その後、保険会社から連絡が入り、サキさん以外の人間が事故を起こしたようであると突き止められ、今回は事故受付するものの、次回の更新はないこと、車両保険に入っていないため車の修理代は出ないことなどを告げられます。
さらに数日後、ゴリが修理に出したディーラーから名義人がサキさんであることや、ゴリとの関係を聞かれるなど、かなり踏み込んだ質問にサキさんの危険察知能力が働き、車を貸しただけと、咄嗟にかわしたのですが……。
そのまた数日後に、とうとう警察からの連絡に真実を話すしかないと腹を括ったサキさん。
ゴリとの関係を問われ、1年前に知り合い最近まで付き合っていたと答えました。
すると警察から、ゴリは3年前から免許失効しており、車の修理代を払わないという通報があり、車の所有者であるサキさんに連絡が入ったという経緯を聞かされます。
その頃ゴリは音信不通になり、新たな子連れのワケあり女のもとに転がり込んで、修理代を踏み倒す計画を実行しようとしていました。
「車の修理代遅くなってすまんなぁ、来月には払うからまぁ飲んで」
人の心の隙間に入り込み、悪知恵の頭の回転が速いゴリは、酒場にてディーラーの鈴木さんと積極的に仲良くなるフリをして、彼を見定めていました。
鈴木さんが飲酒運転をすると見抜き、外に車で待機させていた従業員に、飲酒運転で帰ろうとする鈴木さんの車を追突させるという偽装事故を起こしました。ゴリはわざとらしく登場して、遅れて事故の相手が鈴木さんだと気づいたフリをして、飲酒運転を責め立てます。
鈴木さんが仕事を失うであろうこと、警察を呼ぶ必要があることをちらつかせ、ゴリの車の修理代をなんとかしてくれるならこの事故を翌朝起きたことにするという取り引きをもちかけていました。
そんな裏のことは知らないサキさんがゴリの店を訪ねたある日、そこには働く鈴木さんの姿が。事故車の運び出しでサキさんは鈴木さんと一度会っていたものの顔を覚えておらず、見かけない顔を訝しんでいるとーー。
「あいつはな、はめてやったんや」とニヤリとするゴリ。
鈴木さんがディーラーで、事故のため休業期間中にゴリの店で働くことになったと説明します。
事故で休業補償も出る鈴木さんは、一石二鳥だと冗談めかして笑い飛ばすゴリ。その裏では保険金など鈴木さんに入ってくるお金のすべてをしぼり取っていました。
時は少しさかのぼって、警察にゴリの免停を聞かれた頃、何も知らないサキさんは音信不通のゴリがどこにいるか知らないか、鈴木さんに尋ねるとーー。

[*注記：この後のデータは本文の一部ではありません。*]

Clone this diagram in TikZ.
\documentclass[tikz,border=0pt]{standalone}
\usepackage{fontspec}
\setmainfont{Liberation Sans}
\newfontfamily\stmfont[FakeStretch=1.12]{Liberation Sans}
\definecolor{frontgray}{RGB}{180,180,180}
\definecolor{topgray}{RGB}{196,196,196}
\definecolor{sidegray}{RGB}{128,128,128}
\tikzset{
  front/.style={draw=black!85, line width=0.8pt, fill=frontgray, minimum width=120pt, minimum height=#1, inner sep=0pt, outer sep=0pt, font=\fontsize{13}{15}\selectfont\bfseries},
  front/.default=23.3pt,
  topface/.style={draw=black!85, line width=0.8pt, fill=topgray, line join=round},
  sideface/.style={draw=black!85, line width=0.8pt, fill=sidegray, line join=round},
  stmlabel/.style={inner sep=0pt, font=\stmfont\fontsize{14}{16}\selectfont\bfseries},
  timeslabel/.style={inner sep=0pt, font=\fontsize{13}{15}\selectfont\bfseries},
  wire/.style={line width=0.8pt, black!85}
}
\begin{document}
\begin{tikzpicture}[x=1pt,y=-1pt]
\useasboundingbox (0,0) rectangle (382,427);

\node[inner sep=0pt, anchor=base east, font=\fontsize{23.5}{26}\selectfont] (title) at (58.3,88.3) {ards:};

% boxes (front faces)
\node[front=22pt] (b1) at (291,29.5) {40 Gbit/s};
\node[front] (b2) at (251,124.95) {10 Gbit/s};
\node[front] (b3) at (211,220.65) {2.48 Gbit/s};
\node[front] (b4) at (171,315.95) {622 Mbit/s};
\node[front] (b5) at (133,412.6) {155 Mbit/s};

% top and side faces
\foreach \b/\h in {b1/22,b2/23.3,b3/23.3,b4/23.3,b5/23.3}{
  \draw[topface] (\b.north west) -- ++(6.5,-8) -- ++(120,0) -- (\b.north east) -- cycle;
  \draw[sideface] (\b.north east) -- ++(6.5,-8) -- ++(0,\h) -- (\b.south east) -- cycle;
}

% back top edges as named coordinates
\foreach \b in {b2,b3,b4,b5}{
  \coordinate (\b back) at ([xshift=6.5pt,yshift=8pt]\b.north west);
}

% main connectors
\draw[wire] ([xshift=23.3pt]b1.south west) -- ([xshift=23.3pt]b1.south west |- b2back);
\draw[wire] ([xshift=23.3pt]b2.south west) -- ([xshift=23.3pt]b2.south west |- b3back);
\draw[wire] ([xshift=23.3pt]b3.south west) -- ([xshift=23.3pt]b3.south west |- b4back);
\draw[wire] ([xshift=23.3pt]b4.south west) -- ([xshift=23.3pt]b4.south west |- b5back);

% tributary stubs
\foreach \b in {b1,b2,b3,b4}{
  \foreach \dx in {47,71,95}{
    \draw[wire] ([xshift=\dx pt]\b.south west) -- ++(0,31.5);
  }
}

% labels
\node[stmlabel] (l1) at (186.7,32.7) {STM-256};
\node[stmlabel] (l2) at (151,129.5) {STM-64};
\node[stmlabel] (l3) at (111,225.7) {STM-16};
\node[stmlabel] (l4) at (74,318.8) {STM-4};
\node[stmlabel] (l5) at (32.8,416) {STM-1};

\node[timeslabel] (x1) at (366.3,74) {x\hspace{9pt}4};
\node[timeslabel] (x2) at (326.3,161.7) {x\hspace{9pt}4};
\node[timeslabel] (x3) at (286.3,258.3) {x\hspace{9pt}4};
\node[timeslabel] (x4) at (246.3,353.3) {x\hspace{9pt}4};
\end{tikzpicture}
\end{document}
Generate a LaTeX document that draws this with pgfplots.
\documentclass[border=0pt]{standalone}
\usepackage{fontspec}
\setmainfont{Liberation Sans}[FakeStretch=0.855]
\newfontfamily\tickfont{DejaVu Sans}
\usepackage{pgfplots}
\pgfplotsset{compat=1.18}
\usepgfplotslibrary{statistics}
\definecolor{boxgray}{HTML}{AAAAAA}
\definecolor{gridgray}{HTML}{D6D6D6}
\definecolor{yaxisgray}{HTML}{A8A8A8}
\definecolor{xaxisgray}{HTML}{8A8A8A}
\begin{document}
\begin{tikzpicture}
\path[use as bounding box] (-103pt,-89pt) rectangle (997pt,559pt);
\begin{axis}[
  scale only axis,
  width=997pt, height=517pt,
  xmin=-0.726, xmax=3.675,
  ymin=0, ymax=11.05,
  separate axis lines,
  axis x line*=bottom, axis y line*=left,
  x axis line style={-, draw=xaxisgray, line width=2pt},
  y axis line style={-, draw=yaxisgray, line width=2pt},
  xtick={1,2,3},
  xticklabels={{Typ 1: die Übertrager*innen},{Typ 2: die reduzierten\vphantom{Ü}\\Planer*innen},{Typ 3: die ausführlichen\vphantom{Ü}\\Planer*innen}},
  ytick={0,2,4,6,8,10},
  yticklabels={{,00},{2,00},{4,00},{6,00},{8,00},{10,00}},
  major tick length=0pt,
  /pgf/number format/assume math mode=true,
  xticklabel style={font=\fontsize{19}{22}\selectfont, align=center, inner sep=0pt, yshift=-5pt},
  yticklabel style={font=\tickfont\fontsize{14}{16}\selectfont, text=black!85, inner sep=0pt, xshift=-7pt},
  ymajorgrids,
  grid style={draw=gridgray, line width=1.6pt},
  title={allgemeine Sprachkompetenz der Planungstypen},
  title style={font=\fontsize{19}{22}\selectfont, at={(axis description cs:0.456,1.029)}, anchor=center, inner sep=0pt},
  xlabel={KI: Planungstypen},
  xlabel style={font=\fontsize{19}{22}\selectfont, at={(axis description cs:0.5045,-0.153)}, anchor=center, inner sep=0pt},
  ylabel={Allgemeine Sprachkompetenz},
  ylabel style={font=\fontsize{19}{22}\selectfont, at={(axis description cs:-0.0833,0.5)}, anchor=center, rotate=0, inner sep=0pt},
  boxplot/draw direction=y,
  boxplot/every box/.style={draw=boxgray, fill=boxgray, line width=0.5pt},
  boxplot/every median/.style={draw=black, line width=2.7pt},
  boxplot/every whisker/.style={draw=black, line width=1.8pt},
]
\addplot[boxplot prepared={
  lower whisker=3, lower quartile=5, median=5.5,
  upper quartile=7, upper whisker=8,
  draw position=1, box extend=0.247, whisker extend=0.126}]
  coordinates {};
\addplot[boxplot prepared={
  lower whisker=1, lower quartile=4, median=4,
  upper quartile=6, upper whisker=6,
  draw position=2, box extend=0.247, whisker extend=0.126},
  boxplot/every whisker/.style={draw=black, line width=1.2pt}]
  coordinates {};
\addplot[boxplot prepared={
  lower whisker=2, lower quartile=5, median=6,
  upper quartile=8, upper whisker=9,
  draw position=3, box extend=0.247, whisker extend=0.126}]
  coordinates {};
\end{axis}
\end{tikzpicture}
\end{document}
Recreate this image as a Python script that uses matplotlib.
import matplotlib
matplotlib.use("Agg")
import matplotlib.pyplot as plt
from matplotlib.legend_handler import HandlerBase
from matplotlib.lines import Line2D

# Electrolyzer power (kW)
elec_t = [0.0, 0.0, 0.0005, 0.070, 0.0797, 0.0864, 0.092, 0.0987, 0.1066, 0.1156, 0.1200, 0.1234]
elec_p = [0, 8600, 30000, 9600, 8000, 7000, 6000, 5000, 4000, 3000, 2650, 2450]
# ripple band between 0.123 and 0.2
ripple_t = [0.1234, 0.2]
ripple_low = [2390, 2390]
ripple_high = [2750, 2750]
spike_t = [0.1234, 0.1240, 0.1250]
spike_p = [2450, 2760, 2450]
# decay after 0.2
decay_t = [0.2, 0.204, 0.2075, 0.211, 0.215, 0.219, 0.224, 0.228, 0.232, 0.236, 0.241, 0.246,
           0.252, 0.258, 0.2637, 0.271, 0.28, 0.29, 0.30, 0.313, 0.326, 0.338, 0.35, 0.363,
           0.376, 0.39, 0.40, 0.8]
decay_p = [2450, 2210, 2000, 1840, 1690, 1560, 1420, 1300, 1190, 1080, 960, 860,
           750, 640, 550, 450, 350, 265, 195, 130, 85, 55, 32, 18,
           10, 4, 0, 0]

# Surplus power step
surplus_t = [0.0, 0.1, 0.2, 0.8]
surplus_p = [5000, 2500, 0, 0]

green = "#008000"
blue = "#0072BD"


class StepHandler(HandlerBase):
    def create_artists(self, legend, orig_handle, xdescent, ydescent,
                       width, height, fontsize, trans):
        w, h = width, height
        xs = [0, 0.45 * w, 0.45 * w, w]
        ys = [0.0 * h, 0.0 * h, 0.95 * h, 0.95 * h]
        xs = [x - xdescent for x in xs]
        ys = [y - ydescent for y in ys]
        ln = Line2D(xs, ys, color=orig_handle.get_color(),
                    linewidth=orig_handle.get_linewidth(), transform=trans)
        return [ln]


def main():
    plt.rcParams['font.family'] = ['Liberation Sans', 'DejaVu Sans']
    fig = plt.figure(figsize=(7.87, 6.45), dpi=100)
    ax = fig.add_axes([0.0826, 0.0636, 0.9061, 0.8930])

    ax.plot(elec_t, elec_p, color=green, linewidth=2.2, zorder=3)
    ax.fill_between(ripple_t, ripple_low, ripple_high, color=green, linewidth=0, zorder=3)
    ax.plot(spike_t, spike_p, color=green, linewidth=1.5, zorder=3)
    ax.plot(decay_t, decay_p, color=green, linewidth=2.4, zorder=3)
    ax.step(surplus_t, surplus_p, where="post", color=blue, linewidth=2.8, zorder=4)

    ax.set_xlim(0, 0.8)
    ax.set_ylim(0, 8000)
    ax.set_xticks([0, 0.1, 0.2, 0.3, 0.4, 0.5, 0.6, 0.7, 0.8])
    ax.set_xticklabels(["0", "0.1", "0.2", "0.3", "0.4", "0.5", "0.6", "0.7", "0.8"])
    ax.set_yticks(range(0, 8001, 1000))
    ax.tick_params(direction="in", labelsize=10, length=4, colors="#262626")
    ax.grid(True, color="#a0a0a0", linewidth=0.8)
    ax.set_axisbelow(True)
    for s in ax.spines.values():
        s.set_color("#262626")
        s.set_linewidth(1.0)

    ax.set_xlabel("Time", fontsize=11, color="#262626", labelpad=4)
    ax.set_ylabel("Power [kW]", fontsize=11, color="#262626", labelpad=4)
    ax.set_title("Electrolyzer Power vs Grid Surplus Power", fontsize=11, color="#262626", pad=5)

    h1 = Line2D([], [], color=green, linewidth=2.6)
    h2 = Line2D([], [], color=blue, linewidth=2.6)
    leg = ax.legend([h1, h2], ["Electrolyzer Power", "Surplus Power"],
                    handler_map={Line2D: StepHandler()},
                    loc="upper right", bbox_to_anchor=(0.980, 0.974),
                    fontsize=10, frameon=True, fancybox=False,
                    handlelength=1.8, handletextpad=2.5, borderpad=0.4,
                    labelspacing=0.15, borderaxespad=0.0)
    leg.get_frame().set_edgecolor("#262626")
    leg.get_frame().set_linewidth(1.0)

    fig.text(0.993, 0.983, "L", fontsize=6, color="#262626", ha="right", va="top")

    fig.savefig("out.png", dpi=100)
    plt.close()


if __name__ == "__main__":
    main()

「多分、店のスタッフとその子どもと一緒に住んでますよ」
◇ ◇ ◇
サキさんの車で事故を起こしたゴリは事故現場から逃亡し、関係のないサキさんに事故の処理を押し付けました。
本来はその修理代を払うべきところを、あろうことか事故車を運んだディーラー鈴木さんに近づき弱みを見つけ、偽装事故を起こして保険金をしぼり取っていたのですーー。
この時点でサキさんは自分の車の事故以外は知るよしもありませんが、ゴリのやっていることは悪質な犯罪。パートナーどころか、身近にいる人間として危険な存在です。
サキさんが一刻も早くゴリの本性に気づいて離れることを祈るばかりです。